We are proposing rules today that are mandated by, or that are intended to implement, provisions in the Dodd-Frank Act relating to issuer and third-party review of the assets underlying asset-backed securities.

I believe that, properly crafted, these rules will provide decision-useful information to investors by enhancing transparency into the asset review process undertaken by issuers and by making available to investors the results of asset reviews conducted by issuers and third parties.

First, we are proposing rules mandated by Dodd-Frank that would require issuers of registered ABS to perform a review of the assets underlying the securities and to disclose the nature of that review. In addition, the proposed rules would require issuers to disclose the findings and conclusions of this review.

The release notes various ways in which issuers currently may already conduct asset reviews. Pursuant to Dodd-Frank, however, we are proposing a requirement that issuers do so. Moreover, by requiring disclosure of the nature of the review and the findings and conclusions of that review, the proposed rules should assist investors to make well-informed investment decisions.

As has already been noted, the release does not propose to set a minimum standard for this review; instead, the rule is designed to enable investors to evaluate the adequacy of the issuer’s review. However, we have included extensive requests for comments on this approach.

An issuer would be permitted to engage a third party – including providers of so-called “due diligence” services – to review the pool assets, and the issuer would be permitted to rely on the third party’s review to satisfy the issuer’s obligations so long as the third party is named in the registration statement and consents to be named as an “expert.”

Second, we are proposing rules to implement provisions of the Exchange Act that were added by Dodd-Frank that require ABS issuers and underwriters, in both registered and unregistered transactions, to make public the findings and conclusions of any third-party due diligence report relating to pool assets that is obtained by the issuer or underwriter. Again, it is my hope that this additional disclosure will be valuable to investors in deciding whether to invest in these securities.

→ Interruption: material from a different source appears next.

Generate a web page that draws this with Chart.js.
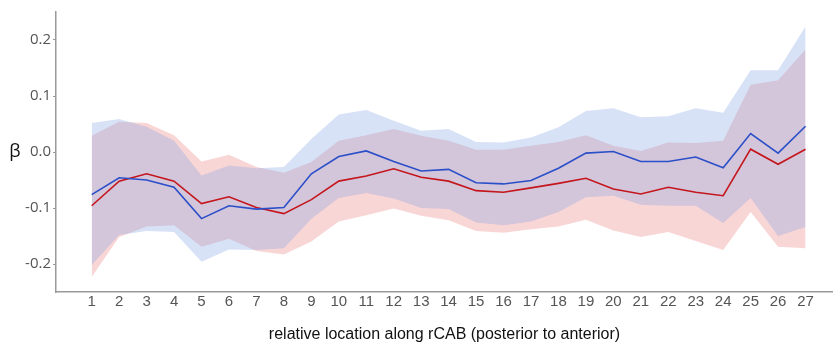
<!DOCTYPE html>
<html>
<head>
<meta charset="utf-8">
<style>
html,body{margin:0;padding:0;background:#fff;}
#wrap{width:833px;height:344px;}
</style>
<script src="https://cdn.jsdelivr.net/npm/chart.js@4/dist/chart.umd.min.js"></script>
</head>
<body>
<div id="wrap"><canvas id="c" width="833" height="344"></canvas></div>
<script>
const locations = [1,2,3,4,5,6,7,8,9,10,11,12,13,14,15,16,17,18,19,20,21,22,23,24,25,26,27];
const blueMean  = [-0.076,-0.046,-0.050,-0.063,-0.119,-0.096,-0.102,-0.099,-0.039,-0.008,0.002,-0.017,-0.034,-0.031,-0.055,-0.057,-0.051,-0.029,-0.002,0.001,-0.017,-0.017,-0.009,-0.028,0.033,-0.002,0.046];
const blueUpper = [0.052,0.059,0.045,0.020,-0.042,-0.024,-0.029,-0.027,0.023,0.067,0.075,0.056,0.038,0.041,0.018,0.017,0.026,0.044,0.073,0.078,0.062,0.064,0.078,0.070,0.146,0.146,0.224];
const blueLower = [-0.202,-0.148,-0.141,-0.143,-0.196,-0.174,-0.175,-0.172,-0.119,-0.082,-0.073,-0.083,-0.100,-0.102,-0.126,-0.131,-0.124,-0.107,-0.081,-0.078,-0.094,-0.096,-0.096,-0.127,-0.082,-0.150,-0.134];
const redMean   = [-0.096,-0.052,-0.039,-0.052,-0.092,-0.080,-0.099,-0.110,-0.085,-0.052,-0.043,-0.030,-0.045,-0.052,-0.069,-0.072,-0.064,-0.056,-0.047,-0.066,-0.075,-0.063,-0.072,-0.078,0.005,-0.022,0.005];
const redUpper  = [0.029,0.054,0.052,0.030,-0.017,-0.005,-0.027,-0.037,-0.018,0.020,0.030,0.041,0.029,0.020,0.004,0.004,0.011,0.018,0.030,0.011,0.002,0.017,0.016,0.020,0.120,0.128,0.183];
const redLower  = [-0.223,-0.152,-0.133,-0.131,-0.169,-0.155,-0.177,-0.183,-0.160,-0.124,-0.113,-0.101,-0.114,-0.122,-0.141,-0.144,-0.138,-0.133,-0.121,-0.140,-0.152,-0.143,-0.159,-0.175,-0.107,-0.169,-0.172];
const yTicks = [-0.2,-0.1,0.0,0.1,0.2];
const xTitle = 'relative location along rCAB (posterior to anterior)';
const yTitle = 'β';

const pts = arr => arr.map((v,i)=>({x:locations[i], y:v}));
const band = (data, color, fill, order) => ({
  data: pts(data), borderWidth: 0, pointRadius: 0, backgroundColor: color,
  fill: fill, order: order, tension: 0
});

const betaLabel = {
  id:'betaLabel',
  afterDraw(chart){
    const ctx = chart.ctx, y = chart.scales.y;
    ctx.save();
    ctx.fillStyle = '#111';
    ctx.font = '18px "Open Sans", sans-serif';
    ctx.textAlign = 'center';
    ctx.textBaseline = 'middle';
    ctx.fillText(yTitle, 15, y.getPixelForValue(0));
    ctx.restore();
  }
};

new Chart(document.getElementById('c'), {
  type: 'line',
  data: {
    datasets: [
      {data: pts(blueMean), borderColor:'#2b4fc9', borderWidth:1.6, pointRadius:0, fill:false, order:0, tension:0},
      {data: pts(redMean), borderColor:'#c4161c', borderWidth:1.6, pointRadius:0, fill:false, order:0, tension:0},
      band(blueUpper, 'rgba(110,150,225,0.28)', '+1', 1),
      band(blueLower, 'rgba(110,150,225,0.28)', false, 1),
      band(redUpper, 'rgba(235,120,120,0.30)', '+1', 2),
      band(redLower, 'rgba(235,120,120,0.30)', false, 2)
    ]
  },
  options: {
    responsive: false,
    animation: false,
    events: [],
    layout: {padding: {top: 12, right: 0, left: 0, bottom: 0}},
    plugins: {legend:{display:false}, tooltip:{enabled:false}},
    scales: {
      x: {
        type: 'linear', min: -0.3, max: 28,
        afterBuildTicks: s => { s.ticks = locations.map(v=>({value:v})); },
        afterFit: s => { s.height = 52; },
        grid: {display:false, drawTicks:false},
        border: {display:true, color:'#9a9a9a', width:1.5},
        ticks: {color:'#555', font:{family:'"Liberation Sans Narrow","Liberation Sans", sans-serif', size:15}, padding:1, maxRotation:0, autoSkip:false},
        title: {display:true, text: xTitle, color:'#111', font:{family:'"Liberation Sans Narrow","Liberation Sans", sans-serif', size:16}, padding:{top:0,bottom:0}}
      },
      y: {
        min: -0.25, max: 0.25,
        afterBuildTicks: s => { s.ticks = yTicks.map(v=>({value:v})); },
        afterFit: s => { s.width = 56; },
        grid: {drawOnChartArea:false, drawTicks:true, tickLength:3, color:'#9a9a9a'},
        border: {display:true, color:'#9a9a9a', width:1.5},
        ticks: {color:'#555', font:{family:'"Open Sans", sans-serif', size:15}, padding:2, callback: v => v.toFixed(1)}
      }
    }
  },
  plugins: [betaLabel]
});
</script>
</body>
</html>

I note that this rule is closely tied to another provision of the Exchange Act that was added by Dodd-Frank that requires a provider of third-party due diligence services with respect to an ABS transaction to provide a certification to any NRSRO that is rating the transaction. We are not proposing rules today to implement this provision, but we have invited the public to comment on this upcoming rulemaking – together with all of the other rulemakings and initiatives pursuant to Dodd-Frank – even before official comment periods are opened.

Accordingly, I will be very interested to review comments about the impact of the rules we propose today, as well as rules that will be required to implement the due diligence certification requirement, on participants in the ABS market and on the recovery and long-term vibrancy of the ABS market. In particular, I am interested in market participants’ views about the extent to which due diligence firms and other third-parties will be willing and able to consent to be named as experts in registration statements and, relatedly, how willing and able these firms will be to provide certifications to NRSROs that rate ABS transactions.